Code that draws figures
_ _ _ _ _ _ _

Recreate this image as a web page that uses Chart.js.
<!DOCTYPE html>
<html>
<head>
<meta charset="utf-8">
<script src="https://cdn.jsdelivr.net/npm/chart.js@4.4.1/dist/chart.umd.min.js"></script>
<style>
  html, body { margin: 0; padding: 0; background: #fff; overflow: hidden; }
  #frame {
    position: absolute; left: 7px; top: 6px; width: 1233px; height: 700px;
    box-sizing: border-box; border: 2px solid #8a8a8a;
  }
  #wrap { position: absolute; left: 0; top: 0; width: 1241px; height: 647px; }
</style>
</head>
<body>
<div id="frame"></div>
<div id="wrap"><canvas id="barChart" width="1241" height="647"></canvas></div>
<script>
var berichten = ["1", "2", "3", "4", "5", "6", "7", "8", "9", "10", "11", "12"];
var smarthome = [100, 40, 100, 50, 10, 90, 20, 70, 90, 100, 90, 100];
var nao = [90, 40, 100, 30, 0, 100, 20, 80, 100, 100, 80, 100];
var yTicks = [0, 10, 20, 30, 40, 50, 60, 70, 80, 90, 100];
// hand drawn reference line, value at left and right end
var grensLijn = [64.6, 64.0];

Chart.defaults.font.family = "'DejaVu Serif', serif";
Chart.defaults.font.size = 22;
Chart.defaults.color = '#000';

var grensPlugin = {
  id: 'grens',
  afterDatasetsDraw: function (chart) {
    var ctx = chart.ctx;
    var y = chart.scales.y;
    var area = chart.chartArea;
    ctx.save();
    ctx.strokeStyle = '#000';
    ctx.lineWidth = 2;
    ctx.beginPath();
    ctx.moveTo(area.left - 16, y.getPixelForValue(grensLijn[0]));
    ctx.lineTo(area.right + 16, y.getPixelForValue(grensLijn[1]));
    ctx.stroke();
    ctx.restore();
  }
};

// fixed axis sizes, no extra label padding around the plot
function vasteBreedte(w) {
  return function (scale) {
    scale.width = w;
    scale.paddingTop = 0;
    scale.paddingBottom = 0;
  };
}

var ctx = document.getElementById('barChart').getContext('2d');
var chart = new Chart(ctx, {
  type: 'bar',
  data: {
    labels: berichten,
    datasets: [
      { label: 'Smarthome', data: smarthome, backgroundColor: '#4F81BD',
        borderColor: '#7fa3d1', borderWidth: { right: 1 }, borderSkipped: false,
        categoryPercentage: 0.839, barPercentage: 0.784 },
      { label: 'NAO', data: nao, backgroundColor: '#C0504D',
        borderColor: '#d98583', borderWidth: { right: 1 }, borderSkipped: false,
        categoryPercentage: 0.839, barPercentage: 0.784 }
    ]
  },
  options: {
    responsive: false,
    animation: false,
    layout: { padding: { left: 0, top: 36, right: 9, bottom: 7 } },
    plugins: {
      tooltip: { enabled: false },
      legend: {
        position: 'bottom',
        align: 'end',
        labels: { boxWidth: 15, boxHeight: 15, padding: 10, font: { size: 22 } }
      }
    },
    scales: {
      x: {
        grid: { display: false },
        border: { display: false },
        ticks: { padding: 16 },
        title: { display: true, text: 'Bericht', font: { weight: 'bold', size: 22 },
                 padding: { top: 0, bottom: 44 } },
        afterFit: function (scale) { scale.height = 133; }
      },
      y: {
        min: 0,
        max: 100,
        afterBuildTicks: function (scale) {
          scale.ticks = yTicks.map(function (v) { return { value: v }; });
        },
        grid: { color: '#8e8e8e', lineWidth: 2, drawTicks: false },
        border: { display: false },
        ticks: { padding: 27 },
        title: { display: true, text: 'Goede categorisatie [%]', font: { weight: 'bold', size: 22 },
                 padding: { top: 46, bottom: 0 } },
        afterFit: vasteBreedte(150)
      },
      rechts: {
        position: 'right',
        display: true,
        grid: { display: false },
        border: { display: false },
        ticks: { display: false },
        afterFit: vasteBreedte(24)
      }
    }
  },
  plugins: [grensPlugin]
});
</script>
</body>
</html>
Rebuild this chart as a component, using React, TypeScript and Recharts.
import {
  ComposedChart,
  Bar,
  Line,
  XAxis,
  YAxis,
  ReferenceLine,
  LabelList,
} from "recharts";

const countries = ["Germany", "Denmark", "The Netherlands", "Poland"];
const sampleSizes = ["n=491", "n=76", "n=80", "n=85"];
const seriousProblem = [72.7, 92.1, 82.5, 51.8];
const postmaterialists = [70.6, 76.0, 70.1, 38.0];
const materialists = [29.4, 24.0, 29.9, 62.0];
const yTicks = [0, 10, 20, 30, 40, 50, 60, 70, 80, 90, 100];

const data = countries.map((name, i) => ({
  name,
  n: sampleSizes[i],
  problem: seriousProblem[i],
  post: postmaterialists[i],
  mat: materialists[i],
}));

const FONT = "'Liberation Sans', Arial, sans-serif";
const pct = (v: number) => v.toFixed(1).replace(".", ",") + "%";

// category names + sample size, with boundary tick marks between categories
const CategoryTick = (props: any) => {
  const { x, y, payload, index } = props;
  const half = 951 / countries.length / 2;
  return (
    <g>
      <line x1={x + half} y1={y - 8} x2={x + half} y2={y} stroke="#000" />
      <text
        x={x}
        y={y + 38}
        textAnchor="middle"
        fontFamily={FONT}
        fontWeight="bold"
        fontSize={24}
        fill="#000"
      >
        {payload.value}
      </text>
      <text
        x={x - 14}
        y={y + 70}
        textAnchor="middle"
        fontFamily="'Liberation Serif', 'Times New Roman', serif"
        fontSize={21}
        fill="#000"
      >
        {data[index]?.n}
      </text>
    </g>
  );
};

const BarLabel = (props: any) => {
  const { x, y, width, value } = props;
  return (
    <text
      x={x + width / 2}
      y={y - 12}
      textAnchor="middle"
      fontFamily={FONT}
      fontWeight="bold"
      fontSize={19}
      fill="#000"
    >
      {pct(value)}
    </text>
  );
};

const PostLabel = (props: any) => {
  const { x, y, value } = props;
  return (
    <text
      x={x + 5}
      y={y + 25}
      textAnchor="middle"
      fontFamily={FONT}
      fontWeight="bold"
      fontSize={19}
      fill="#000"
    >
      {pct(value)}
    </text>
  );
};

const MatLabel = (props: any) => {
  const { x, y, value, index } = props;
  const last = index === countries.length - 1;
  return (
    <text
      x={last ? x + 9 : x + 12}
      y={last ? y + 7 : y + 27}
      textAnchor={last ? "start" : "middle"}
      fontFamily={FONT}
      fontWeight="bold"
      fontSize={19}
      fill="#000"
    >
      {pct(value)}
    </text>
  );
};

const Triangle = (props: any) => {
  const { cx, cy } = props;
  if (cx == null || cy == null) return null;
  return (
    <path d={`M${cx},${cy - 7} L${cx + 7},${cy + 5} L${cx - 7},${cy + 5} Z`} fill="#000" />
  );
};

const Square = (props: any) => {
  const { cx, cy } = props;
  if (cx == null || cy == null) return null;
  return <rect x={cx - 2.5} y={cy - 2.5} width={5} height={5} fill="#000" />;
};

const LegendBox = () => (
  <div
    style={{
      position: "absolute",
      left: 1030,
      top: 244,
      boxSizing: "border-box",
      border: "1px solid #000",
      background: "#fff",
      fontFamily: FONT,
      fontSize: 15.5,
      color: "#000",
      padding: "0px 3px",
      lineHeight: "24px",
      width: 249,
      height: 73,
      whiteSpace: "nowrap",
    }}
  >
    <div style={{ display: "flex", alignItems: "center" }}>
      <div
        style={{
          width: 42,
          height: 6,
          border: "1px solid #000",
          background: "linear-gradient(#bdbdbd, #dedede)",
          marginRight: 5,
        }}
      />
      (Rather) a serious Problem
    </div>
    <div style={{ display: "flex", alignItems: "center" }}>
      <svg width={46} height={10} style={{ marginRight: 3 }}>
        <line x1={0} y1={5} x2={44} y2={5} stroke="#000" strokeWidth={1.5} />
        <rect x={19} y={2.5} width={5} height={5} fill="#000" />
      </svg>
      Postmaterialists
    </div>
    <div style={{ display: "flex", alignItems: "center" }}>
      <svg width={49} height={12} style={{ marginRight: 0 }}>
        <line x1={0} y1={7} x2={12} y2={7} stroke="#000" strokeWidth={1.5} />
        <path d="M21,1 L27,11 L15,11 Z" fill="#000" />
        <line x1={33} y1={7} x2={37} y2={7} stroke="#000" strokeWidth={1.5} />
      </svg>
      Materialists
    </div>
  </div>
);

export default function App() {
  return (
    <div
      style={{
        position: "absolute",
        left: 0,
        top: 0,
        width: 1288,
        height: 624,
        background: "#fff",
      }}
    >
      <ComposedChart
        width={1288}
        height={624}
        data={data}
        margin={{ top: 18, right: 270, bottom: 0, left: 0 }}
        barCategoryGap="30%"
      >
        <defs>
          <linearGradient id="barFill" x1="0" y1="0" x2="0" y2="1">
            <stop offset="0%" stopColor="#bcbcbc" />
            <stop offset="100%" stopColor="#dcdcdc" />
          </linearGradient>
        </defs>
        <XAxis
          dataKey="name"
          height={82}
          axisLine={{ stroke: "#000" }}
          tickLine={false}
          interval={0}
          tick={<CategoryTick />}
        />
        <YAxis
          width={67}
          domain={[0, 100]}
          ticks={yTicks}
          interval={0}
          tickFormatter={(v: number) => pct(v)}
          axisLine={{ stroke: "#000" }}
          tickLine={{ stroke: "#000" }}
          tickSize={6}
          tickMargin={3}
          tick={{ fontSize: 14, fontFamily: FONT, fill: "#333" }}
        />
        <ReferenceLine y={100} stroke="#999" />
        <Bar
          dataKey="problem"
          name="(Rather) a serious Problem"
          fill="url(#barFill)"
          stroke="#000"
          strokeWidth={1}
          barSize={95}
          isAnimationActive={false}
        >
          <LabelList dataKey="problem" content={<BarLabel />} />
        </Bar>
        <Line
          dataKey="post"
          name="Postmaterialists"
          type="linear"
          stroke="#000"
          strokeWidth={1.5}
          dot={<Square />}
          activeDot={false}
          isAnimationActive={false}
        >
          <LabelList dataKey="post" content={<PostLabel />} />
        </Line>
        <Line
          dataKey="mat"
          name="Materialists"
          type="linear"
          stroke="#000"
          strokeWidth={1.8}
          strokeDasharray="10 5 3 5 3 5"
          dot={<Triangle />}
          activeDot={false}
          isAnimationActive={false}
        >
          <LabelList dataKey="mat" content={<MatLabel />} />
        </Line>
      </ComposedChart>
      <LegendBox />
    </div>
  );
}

_ _ _ _ _ _ _

Given problem: Gather all lines where the word "this" appears.

Answer:
Recreate this image as a web page that uses Chart.js.
Rebuild this chart as a component, using React, TypeScript and Recharts.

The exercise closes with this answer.